Yes it is obviously attention seeking. I can see why pp's suggestion of joint counselling might be useful, as well as one-to-one, to give her her own space to vent and her own personal 'helper', if possible?

She probably doesn't see you as a victim of your ex at all but as having colluded with him against her. Understanding a bit more about your pov might really make a difference.

Distraction seems the other obvious tactic. Is there something you'd both enjoy doing together, that you could start doing regularly? So you have positive contact to look forward to. Eventually that might displace the negative demands for your attention.

lottiegarbanzo · 13/01/2020 10:51

OP didn't say her dd is overweight, she said she's a foot taller then her, so inevitably a bigger clothes size.

Lweji · 13/01/2020 10:53

The other option, particularly if she's taking money, is that she's doing drugs.
Either way, I don't think it's a matter of punishments.

MsMellivora · 13/01/2020 11:01

I think she is also punishing you both as well as attention seeking.

lubeybooby · 13/01/2020 11:04

I would go down the route of intensive psychiatric help rather than police.
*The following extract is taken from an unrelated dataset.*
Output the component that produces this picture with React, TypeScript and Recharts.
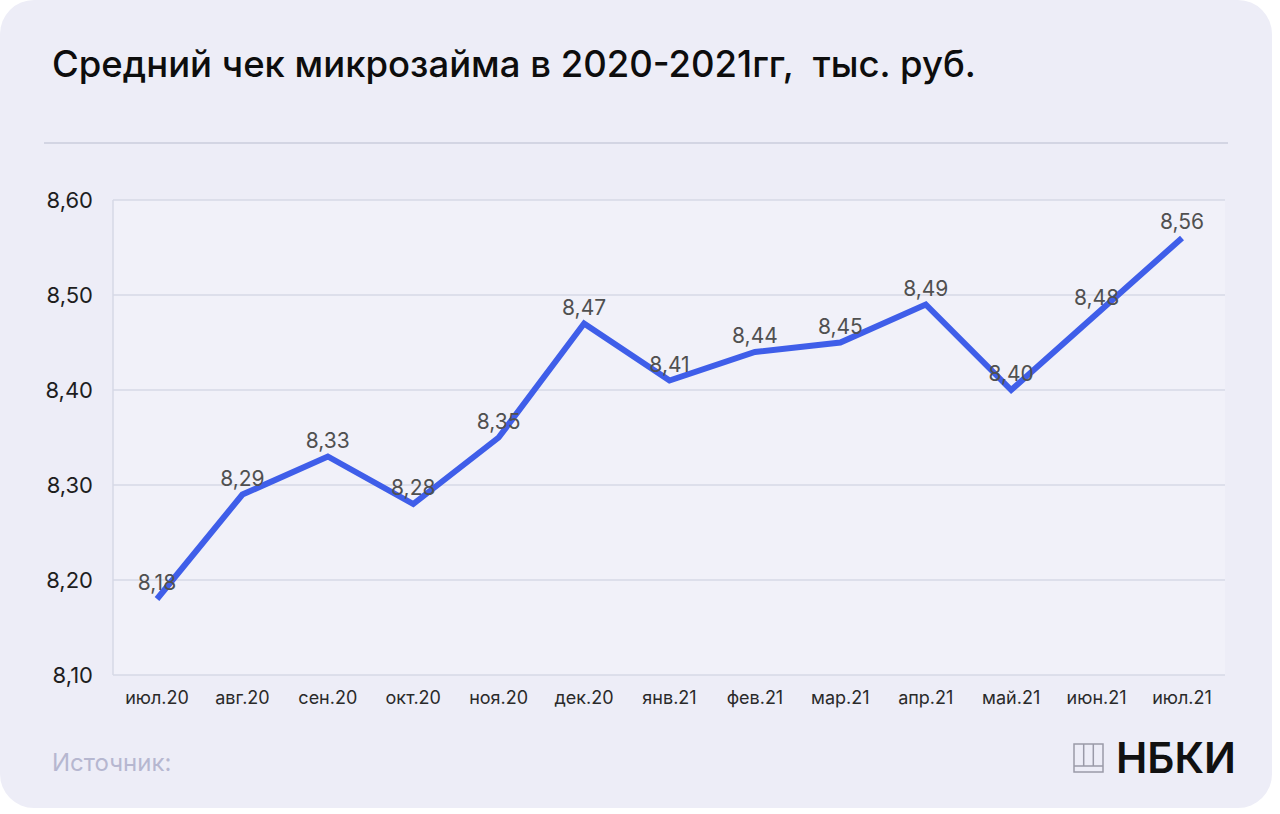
import React from "react";
import {
  LineChart,
  Line,
  XAxis,
  YAxis,
  CartesianGrid,
  LabelList,
} from "recharts";

// месяцы и средний чек, тыс. руб.
const months = [
  "июл.20",
  "авг.20",
  "сен.20",
  "окт.20",
  "ноя.20",
  "дек.20",
  "янв.21",
  "фев.21",
  "мар.21",
  "апр.21",
  "май.21",
  "июн.21",
  "июл.21",
];
const avgCheck = [8.18, 8.29, 8.33, 8.28, 8.35, 8.47, 8.41, 8.44, 8.45, 8.49, 8.4, 8.48, 8.56];
const yTicks = [8.1, 8.2, 8.3, 8.4, 8.5, 8.6];

const data = months.map((m, i) => ({ month: m, value: avgCheck[i] }));

const FONT = "Inter, 'Noto Sans', sans-serif";
const fmt = (v: number) => v.toFixed(2).replace(".", ",");

function Logo() {
  return (
    <div
      style={{
        position: "absolute",
        left: 1073,
        top: 737,
        display: "flex",
        alignItems: "center",
      }}
    >
      <svg width="31" height="32" viewBox="0 0 31 32">
        <rect x="1" y="2" width="29" height="28" fill="none" stroke="#9a9aa8" strokeWidth="1.5" />
        <line x1="10.7" y1="2" x2="10.7" y2="24" stroke="#9a9aa8" strokeWidth="1.5" />
        <line x1="20.3" y1="2" x2="20.3" y2="24" stroke="#9a9aa8" strokeWidth="1.5" />
        <line x1="1" y1="24" x2="30" y2="24" stroke="#9a9aa8" strokeWidth="1.5" />
      </svg>
      <span
        style={{
          marginLeft: 12,
          fontSize: 42,
          fontWeight: 600,
          color: "#111",
          fontFamily: FONT,
          lineHeight: 1,
        }}
      >
        НБКИ
      </span>
    </div>
  );
}

export default function App() {
  return (
    <div
      style={{
        position: "fixed",
        left: 0,
        top: 0,
        width: 1280,
        height: 814,
        background: "#fff",
        fontFamily: FONT,
      }}
    >
      <div
        style={{
          position: "absolute",
          left: 0,
          top: 0,
          width: 1272,
          height: 808,
          borderRadius: 34,
          background: "#ededf7",
        }}
      >
        <div
          style={{
            position: "absolute",
            left: 52,
            top: 42,
            fontSize: 36.5,
            fontWeight: 500,
            color: "#0d0d0d",
            whiteSpace: "pre",
          }}
        >
          {"Средний чек микрозайма в 2020-2021гг,  тыс. руб."}
        </div>
        <div
          style={{
            position: "absolute",
            left: 44,
            top: 142,
            width: 1184,
            height: 2,
            background: "#d3d5e3",
          }}
        />

        <div style={{ position: "absolute", left: 0, top: 0 }}>
          <LineChart
            width={1272}
            height={730}
            data={data}
            margin={{ top: 200, right: 47, bottom: 15, left: 33 }}
          >
            <CartesianGrid vertical={false} stroke="#d6d8e6" strokeWidth={1.5} fill="#f1f1f9" />
            <XAxis
              dataKey="month"
              padding={{ left: 44, right: 43 }}
              axisLine={false}
              tickLine={false}
              tickMargin={10}
              height={40}
              interval={0}
              tick={{ fontSize: 18, fill: "#2a2a2a", fontFamily: FONT }}
            />
            <YAxis
              domain={[8.1, 8.6]}
              ticks={yTicks}
              width={80}
              tickFormatter={fmt}
              axisLine={{ stroke: "#d6d8e6", strokeWidth: 1.5 }}
              tickLine={false}
              tickMargin={14}
              tick={{ fontSize: 22, fill: "#1e1e1e", fontFamily: FONT }}
            />
            <Line
              type="linear"
              dataKey="value"
              stroke="#3f5ee9"
              strokeWidth={6}
              dot={false}
              strokeLinejoin="miter"
              isAnimationActive={false}
            >
              <LabelList
                dataKey="value"
                position="top"
                offset={9}
                formatter={(v: any) => fmt(Number(v))}
                style={{ fontSize: 21, fill: "#505050", fontFamily: FONT }}
              />
            </Line>
          </LineChart>
        </div>

        <div
          style={{
            position: "absolute",
            left: 52,
            top: 748,
            fontSize: 24,
            color: "#b6b7d0",
          }}
        >
          Источник:
        </div>
        <Logo />
      </div>
    </div>
  );
}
I think there are deep issues to unpack and she needs proper help

willloman · 13/01/2020 11:06

Children 'borrow' stuff, clothes, shampoo etc all the time. Have a chat and buy her some 'special' products of her own. Then 'borrow' them without asking. She'll be annoyed and then you can discuss why one should ask first. Try say yes when she does ask, for the first few times even if it's a pain. Enjoy!

DuMondeB · 13/01/2020 11:07

But when there are any kind of sanctions, she somehow manages to turn herself into the victim, so I have to be careful not to end up putting her in a position where she can feel hard done by.

This is why earning your allowance via good behaviour credits (as opposed to having your allowance taken away due to bad behaviour) is such a useful strategy.

It works in the short term as being rewarded makes you feel good and it works in the long term because if you are really consistent it will map a new pathway in the brain.

The system we worked out for my son gave him the opportunity to ‘earn’ around £21 a week (10 potential credits per day, each worth 30p). Credits were earned for things like respecting other people’s possessions, not arguing with me before school, getting homework done, going to bed on time etc. We’d tot it all up on a Saturday morning and he’d get whatever he’d ‘earned’.
Each day began with a clean slate, which helped enormously, because if it’s Monday and you’ve already been told you won’t be getting your allowance on Saturday, what incentive is there to behave for the rest of the week?

stilldoesntknowwhatshappening · 13/01/2020 11:07

If it was Kleptomania surely she would do it everywhere.
She is doing this to punish her parents.

She takes something of yours. Go and tell her she now owes you so replace it with something she treasures.

If she can't be trusted in the house she leaves when you do. You lock the door and she can return when you do.

Pinkyyy · 13/01/2020 11:09

Do the same to her. She will soon stop when it's her things that go missing. And I'd also not let her leave the house until I had that key back from her.